Moon Deck (1950–1974) was an influential Quarter Horse sire and racehorse.

==Life==

Moon Deck was a brown stallion foaled on March 28, 1950 at J. B. Ferguson's Wharton, Texas ranch, the son of Top Deck (TB) and a Quarter Horse race mare named Moonlight Night. Moonlight Night was bred in Louisiana, a daughter of Peace Pipe (TB) and out of a descendant of Dewey (TB) and Doc Horn (TB) named Mae.

== Racing career ==
Moon Deck started 62 times in six years. He won 11 of his races, placed second 11 times, and was third six times. He earned 75 racing points with the American Quarter Horse Association (or AQHA), qualifying for the Superior Race Horse Award.
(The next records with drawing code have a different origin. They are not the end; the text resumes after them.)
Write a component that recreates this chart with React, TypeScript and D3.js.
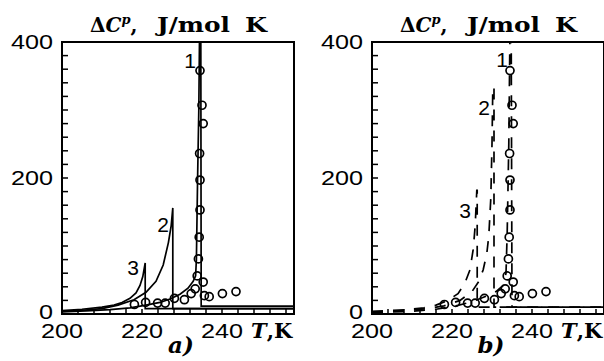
import React from "react";
import * as d3 from "d3";

// experimental points (T in K, dCp in J/mol K), same set in both panels
const expPoints: [number, number][] = [
  [218.1, 14], [220.9, 17], [223.9, 16], [225.8, 16], [228.1, 23], [230.6, 21],
  [232.3, 30], [233.3, 37], [233.8, 56], [234.1, 81], [234.3, 113], [234.5, 153],
  [234.5, 197], [234.4, 236], [235.3, 280], [235.0, 307], [234.5, 358],
  [235.3, 47], [235.6, 27], [236.8, 25.5], [240.1, 30], [243.5, 33],
];

// panel a) solid curves
const solid1: [number, number][] = [
  [200, 3], [206, 4.5], [212, 6.5], [217, 9], [221, 13], [224.5, 17], [227, 22],
  [229.5, 29], [231.5, 38], [232.8, 48], [233.4, 56], [233.6, 80], [233.9, 200],
  [234.2, 300], [234.4, 420], [234.7, 420], [234.8, 11.5], [258, 11.5],
];
const solid2: [number, number][] = [
  [200, 4], [205, 5.5], [210, 8], [214, 13], [218, 21], [221, 32], [223.5, 48],
  [225.3, 72], [226.6, 105], [227.3, 130], [227.7, 156], [227.7, 8], [258, 8],
];
const solid3: [number, number][] = [
  [200, 5], [205, 7], [210, 10], [213, 13], [215, 17], [217, 23], [218.5, 31],
  [219.5, 42], [220.2, 55], [220.8, 75], [220.8, 8], [258, 8],
];

// panel b) dashed curves
const dashed1: [number, number][] = [
  [200, 2], [210, 4], [216, 7], [221, 12], [225, 18], [228.5, 26], [231, 33],
  [232.8, 42], [233.5, 60], [233.8, 120], [234.2, 250], [234.5, 420],
  [234.8, 420], [235, 10], [258, 10],
];
const dashed2: [number, number][] = [
  [200, 3], [208, 5], [214, 8], [218, 12], [222, 20], [225, 33], [226.7, 48],
  [227.8, 65], [228.7, 89], [229.2, 115], [229.7, 170], [230.0, 250], [230.2, 334],
  [230.5, 334], [230.5, 10], [258, 10],
];
const dashed3: [number, number][] = [
  [200, 4], [208, 6], [213, 9], [216, 13], [219, 20], [221.5, 30], [223.2, 45],
  [224.5, 65], [225.3, 95], [225.8, 130], [226.2, 182], [226.3, 182], [226.3, 10], [258, 10],
];

const yTickLabels = [0, 200, 400];
const xTickLabels = [200, 220, 240];

const PANEL_W = 232;
const TOP = 42;
const BOTTOM = 314;
const SERIF = "'DejaVu Serif', serif";
const SANS = "'Liberation Sans', Arial, sans-serif";

type Lab = { text: string; t: number; c: number };

function Panel(props: {
  left: number;
  curves: [number, number][][];
  dashed: boolean;
  labels: Lab[];
  letter: string;
  id: string;
}) {
  const { left, curves, dashed, labels, letter, id } = props;
  const x = d3.scaleLinear().domain([200, 258]).range([left, left + PANEL_W]);
  const y = d3.scaleLinear().domain([0, 400]).range([BOTTOM, TOP]);
  const line = d3.line<[number, number]>().x((d) => x(d[0])).y((d) => y(d[1]));
  const yTicks = d3.range(20, 400, 20);
  const xTicks = d3.range(204, 258, 4);

  return (
    <g>
      <defs>
        <clipPath id={id}>
          <rect x={left} y={TOP} width={PANEL_W} height={BOTTOM - TOP} />
        </clipPath>
      </defs>

      {/* title */}
      <g fontFamily={SERIF} fontWeight="bold" fontSize={20}>
        <text x={left + 28} y={32}>
          <tspan>Δ</tspan>
          <tspan fontStyle="italic">C</tspan>
          <tspan fontStyle="italic" fontSize={13} dy={-8}>p</tspan>
          <tspan dy={8}>,</tspan>
        </text>
        <text x={left + 95} y={32} textLength={73} lengthAdjust="spacingAndGlyphs">J/mol</text>
        <text x={left + 183} y={32} textLength={22} lengthAdjust="spacingAndGlyphs">K</text>
      </g>

      <g clipPath={`url(#${id})`} fill="none" stroke="#000">
        {curves.map((c, i) => (
          <path key={i} d={line(c) || ""} strokeWidth={1.7}
            strokeDasharray={dashed ? "11,10" : undefined} />
        ))}
      </g>

      {expPoints.map((p, i) => (
        <circle key={i} cx={x(p[0])} cy={y(p[1])} r={4} fill="none" stroke="#000" strokeWidth={1.7} />
      ))}

      {/* ticks */}
      <g stroke="#000" strokeWidth={1.5}>
        {yTicks.map((t) => (
          <line key={t} x1={left} x2={left + 6} y1={y(t)} y2={y(t)} />
        ))}
        {xTicks.map((t) => (
          <line key={t} x1={x(t)} x2={x(t)} y1={BOTTOM} y2={BOTTOM - 5} />
        ))}
      </g>
      <rect x={left} y={TOP} width={PANEL_W} height={BOTTOM - TOP} fill="none" stroke="#000" strokeWidth={2} />

      {/* tick labels */}
      <g fontFamily={SANS} fontSize={20}>
        {yTickLabels.map((t) => (
          <text key={t} x={left - 9} y={y(t) + (t === 0 ? 5 : 7)} textAnchor="end"
            textLength={t === 0 ? 14 : 42} lengthAdjust="spacingAndGlyphs">{t}</text>
        ))}
        {xTickLabels.map((t) => (
          <text key={t} x={x(t) - 21} y={338} textLength={42} lengthAdjust="spacingAndGlyphs">{t}</text>
        ))}
      </g>

      {/* curve numbers */}
      <g fontFamily={SANS} fontSize={21}>
        {labels.map((l) => (
          <text key={l.text} x={x(l.t)} y={y(l.c)} textAnchor="middle">{l.text}</text>
        ))}
      </g>

      <text x={left + 189} y={338} fontFamily={SERIF} fontWeight="bold" fontSize={21}>
        <tspan fontStyle="italic">T</tspan>
        <tspan>,K</tspan>
      </text>
      <text x={left + 119} y={353} textAnchor="middle" fontFamily={SERIF}
        fontWeight="bold" fontStyle="italic" fontSize={23}>{letter}</text>
    </g>
  );
}

export default function App() {
  return (
    <svg width={604} height={361} style={{ position: "absolute", left: 0, top: 0, background: "#fff" }}>
      <Panel id="ca" left={62} curves={[solid1, solid2, solid3]} dashed={false} letter="a)"
        labels={[
          { text: "1", t: 232, c: 362 },
          { text: "2", t: 225.25, c: 120 },
          { text: "3", t: 217.75, c: 57 },
        ]} />
      <Panel id="cb" left={372} curves={[dashed1, dashed2, dashed3]} dashed={true} letter="b)"
        labels={[
          { text: "1", t: 232.5, c: 363 },
          { text: "2", t: 228, c: 293 },
          { text: "3", t: 223.25, c: 141 },
        ]} />
    </svg>
  );
}
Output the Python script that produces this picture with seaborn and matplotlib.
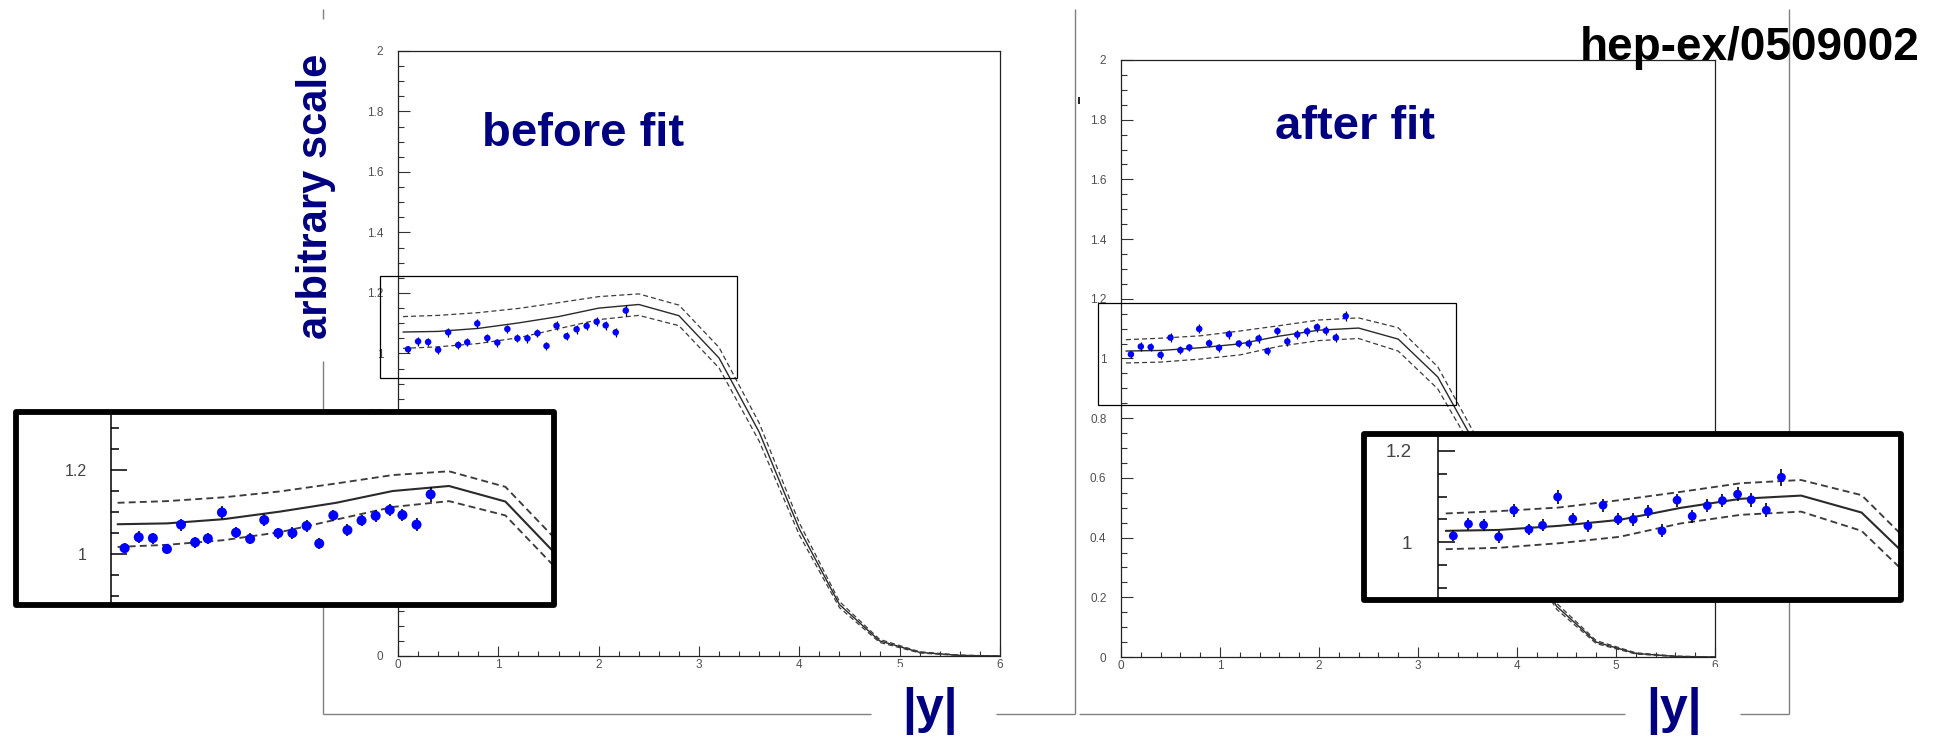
import numpy as np
import matplotlib
matplotlib.use("Agg")
import matplotlib.pyplot as plt
from matplotlib.patches import Rectangle
from matplotlib.lines import Line2D
from matplotlib.ticker import MultipleLocator, FuncFormatter
import seaborn as sns

# ---------------------------------------------------------------- data
# rapidity bins of the measured points
data_x = [0.10, 0.20, 0.30, 0.40, 0.50, 0.60, 0.69, 0.79, 0.89, 0.99, 1.09, 1.19,
          1.29, 1.39, 1.48, 1.58, 1.68, 1.78, 1.88, 1.98, 2.07, 2.17, 2.27]
data_y = [1.014, 1.040, 1.038, 1.012, 1.070, 1.028, 1.037, 1.099, 1.051, 1.036, 1.081, 1.050,
          1.050, 1.067, 1.025, 1.092, 1.057, 1.080, 1.091, 1.105, 1.093, 1.070, 1.142]
data_err = [0.012, 0.014, 0.013, 0.013, 0.014, 0.013, 0.013, 0.015, 0.013, 0.013, 0.014, 0.013,
            0.014, 0.014, 0.014, 0.014, 0.014, 0.014, 0.014, 0.015, 0.015, 0.015, 0.018]

# prediction nodes
theory_x = [0.05, 0.4, 0.8, 1.2, 1.6, 2.0, 2.4, 2.8, 3.2, 3.6, 4.0, 4.4, 4.8, 5.2, 5.6, 6.0]

before_central = [1.071, 1.073, 1.083, 1.101, 1.122, 1.150, 1.162, 1.125, 0.985, 0.74, 0.42, 0.17, 0.050, 0.012, 0.002, 0.0]
before_upper   = [1.122, 1.126, 1.135, 1.149, 1.168, 1.188, 1.197, 1.160, 1.020, 0.77, 0.44, 0.18, 0.055, 0.014, 0.003, 0.0]
before_lower   = [1.017, 1.022, 1.033, 1.052, 1.082, 1.112, 1.126, 1.092, 0.952, 0.71, 0.40, 0.16, 0.045, 0.010, 0.0015, 0.0]

after_central = [1.025, 1.027, 1.036, 1.049, 1.075, 1.095, 1.102, 1.065, 0.938, 0.70, 0.40, 0.17, 0.050, 0.012, 0.002, 0.0]
after_upper   = [1.063, 1.068, 1.076, 1.092, 1.110, 1.129, 1.136, 1.103, 0.972, 0.73, 0.42, 0.18, 0.055, 0.014, 0.003, 0.0]
after_lower   = [0.985, 0.988, 0.998, 1.012, 1.041, 1.060, 1.067, 1.025, 0.898, 0.67, 0.38, 0.16, 0.045, 0.010, 0.0015, 0.0]

x_ticks = [0, 1, 2, 3, 4, 5, 6]

# ---------------------------------------------------------------- style
W, H, DPI = 1952, 737, 100
NAVY = "#000080"
TICK_GRAY = "#505050"
FRAME_GRAY = "#808080"

sns.set_style("white")
plt.rcParams["font.family"] = ["Liberation Sans", "DejaVu Sans"]
plt.rcParams["lines.scale_dashes"] = False

fig = plt.figure(figsize=(W / DPI, H / DPI), dpi=DPI)
fig.patch.set_facecolor("white")


def fx(x):
    return x / W


def fy(y):
    return 1 - y / H


def rect(x0, y0, x1, y1):
    """pixel box measured from the top-left corner -> figure fraction rect"""
    return [x0 / W, 1 - y1 / H, (x1 - x0) / W, (y1 - y0) / H]


def seg(x0, y0, x1, y1, color=FRAME_GRAY, lw=1.0, z=-1):
    fig.add_artist(Line2D([fx(x0), fx(x1)], [fy(y0), fy(y1)], transform=fig.transFigure,
                          color=color, lw=lw, zorder=z, solid_capstyle="butt"))


def draw_curves(ax, central, upper, lower, lw, dash):
    sns.lineplot(x=theory_x, y=central, ax=ax, color="#2a2a2a", lw=lw,
                 estimator=None, sort=False, zorder=2)
    for band in (upper, lower):
        sns.lineplot(x=theory_x, y=band, ax=ax, color="#3c3c3c", lw=lw * 0.9,
                     estimator=None, sort=False, zorder=2)
        ax.lines[-1].set_dashes(dash)


def draw_points(ax, size, elw):
    ax.errorbar(data_x, data_y, yerr=data_err, fmt="none", ecolor="black",
                elinewidth=elw, capsize=0, zorder=3)
    sns.scatterplot(x=data_x, y=data_y, ax=ax, s=size, color="#0000ff",
                    edgecolor="none", zorder=4, legend=False)


fmt = FuncFormatter(lambda v, p: f"{v:g}")


def main_panel(box_px, central, upper, lower, zoom_box):
    ax = fig.add_axes(rect(*box_px))
    ax.set_facecolor("white")
    draw_curves(ax, central, upper, lower, lw=1.0, dash=(3.6, 2.2))
    draw_points(ax, size=22, elw=0.9)
    ax.set_xlim(0, 6)
    ax.set_ylim(0, 2)
    ax.set_xticks(x_ticks)
    ax.xaxis.set_minor_locator(MultipleLocator(0.2))
    ax.yaxis.set_major_locator(MultipleLocator(0.2))
    ax.yaxis.set_minor_locator(MultipleLocator(0.05))
    ax.xaxis.set_major_formatter(fmt)
    ax.yaxis.set_major_formatter(fmt)
    ax.tick_params(which="both", direction="in", left=True, bottom=True, top=False,
                   right=False, color="#333333", width=0.8, labelcolor=TICK_GRAY,
                   labelsize=8.5)
    ax.tick_params(axis="y", which="major", length=8.5, pad=10.5)
    ax.tick_params(axis="y", which="minor", length=4.2)
    ax.tick_params(axis="x", which="major", length=7, pad=2.5)
    ax.tick_params(axis="x", which="minor", length=3.5)
    for s in ax.spines.values():
        s.set_color("#222222")
        s.set_linewidth(0.9)
    ax.set_xlabel("")
    ax.set_ylabel("")
    (x0, x1), (y0, y1) = zoom_box
    ax.add_patch(Rectangle((x0, y0), x1 - x0, y1 - y0, fill=False, ec="black",
                           lw=0.9, clip_on=False, zorder=5))
    return ax


def inset_panel(box_px, xlim, ylim, central, upper, lower, labelsize, pad,
                major_len, minor_len, msize):
    ax = fig.add_axes(rect(*box_px))
    ax.set_zorder(5)
    ax.set_facecolor("white")
    draw_curves(ax, central, upper, lower, lw=1.5, dash=(5, 3))
    draw_points(ax, size=msize, elw=1.2)
    ax.set_xlim(*xlim)
    ax.set_ylim(*ylim)
    for s in ("top", "right", "bottom"):
        ax.spines[s].set_visible(False)
    ax.spines["left"].set_position(("data", 0))
    ax.spines["left"].set_linewidth(1.1)
    ax.spines["left"].set_color("black")
    ax.set_xticks([])
    ax.yaxis.set_major_locator(MultipleLocator(0.2))
    ax.yaxis.set_minor_locator(MultipleLocator(0.05))
    ax.yaxis.set_major_formatter(fmt)
    ax.tick_params(axis="y", which="both", direction="in", left=True, right=False,
                   color="black", width=1.1, labelcolor="#444444",
                   labelsize=labelsize, pad=pad)
    ax.tick_params(axis="y", which="major", length=major_len)
    ax.tick_params(axis="y", which="minor", length=minor_len)
    ax.set_xlabel("")
    ax.set_ylabel("")
    ax.add_patch(Rectangle((0, 0), 1, 1, transform=ax.transAxes, fill=False, ec="black",
                           lw=4.2, joinstyle="round", clip_on=False, zorder=10))
    return ax


# ---------------------------------------------------------------- outer frames
seg(323, 9, 323, 19)
seg(323, 361, 323, 714)
seg(323, 714, 871, 714)
seg(996, 714, 1075, 714)
seg(1075, 9, 1075, 714)
seg(1079, 714, 1625, 714)
seg(1740, 714, 1789, 714)
seg(1789, 9, 1789, 714)
seg(1079, 97, 1079, 104, color="black", lw=1.2)

# ---------------------------------------------------------------- panels
axL = main_panel((398, 51, 1000, 656), before_central, before_upper, before_lower,
                 ((-0.18, 3.376), (0.918, 1.256)))
axR = main_panel((1121, 60, 1715, 657), after_central, after_upper, after_lower,
                 ((-0.23, 3.38), (0.844, 1.187)))

inset_panel((15.5, 412.2, 553.6, 604.5), (-0.674, 3.142), (0.880, 1.3376),
            before_central, before_upper, before_lower,
            labelsize=11.5, pad=17, major_len=11.5, minor_len=5.8, msize=52)
inset_panel((1364, 434, 1901, 600), (-0.491, 3.061), (0.874, 1.2365),
            after_central, after_upper, after_lower,
            labelsize=13.5, pad=19, major_len=11.9, minor_len=6.3, msize=40)

# partially hidden tick labels at the lower edge of the plots
for x0 in (891, 1706):
    fig.add_artist(Rectangle((fx(x0), fy(676)), 18 / W, 9 / H, transform=fig.transFigure,
                             fc="white", ec="none", zorder=4))

# ---------------------------------------------------------------- text
bold = dict(weight="bold", family=["Liberation Sans", "DejaVu Sans"])
fig.text(fx(482), fy(146), "before fit", color=NAVY, fontsize=34, va="baseline",
         ha="left", zorder=6, **bold)
fig.text(fx(1275), fy(139), "after fit", color=NAVY, fontsize=34, va="baseline",
         ha="left", zorder=6, **bold)
fig.text(fx(316), fy(196), "arbitrary scale", color=NAVY, fontsize=30, rotation=90,
         va="center", ha="center", zorder=6, **bold)
fig.text(fx(930), fy(723), "|y|", color=NAVY, fontsize=36, va="baseline",
         ha="center", zorder=6, **bold)
fig.text(fx(1674), fy(723), "|y|", color=NAVY, fontsize=36, va="baseline",
         ha="center", zorder=6, **bold)
fig.text(fx(1580), fy(60), "hep-ex/0509002", color="black", fontsize=33, va="baseline",
         ha="left", zorder=20, **bold)

fig.savefig("out.png", dpi=DPI, facecolor="white")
His highest speed rating was AAA. After six years of racing, Moon Deck was sold to James V. A. Carter, for $9000.

== Breeding record ==
During his career at stud, he sired such horses as Jet Deck, Top Moon, Solar Fancy, Cue Deck, Caprideck, and Jet Too.

== Death and honors ==
Moon Deck died of a twisted intestine in the ownership of Don Keith and J. Ralph Bell on January 13, 1974.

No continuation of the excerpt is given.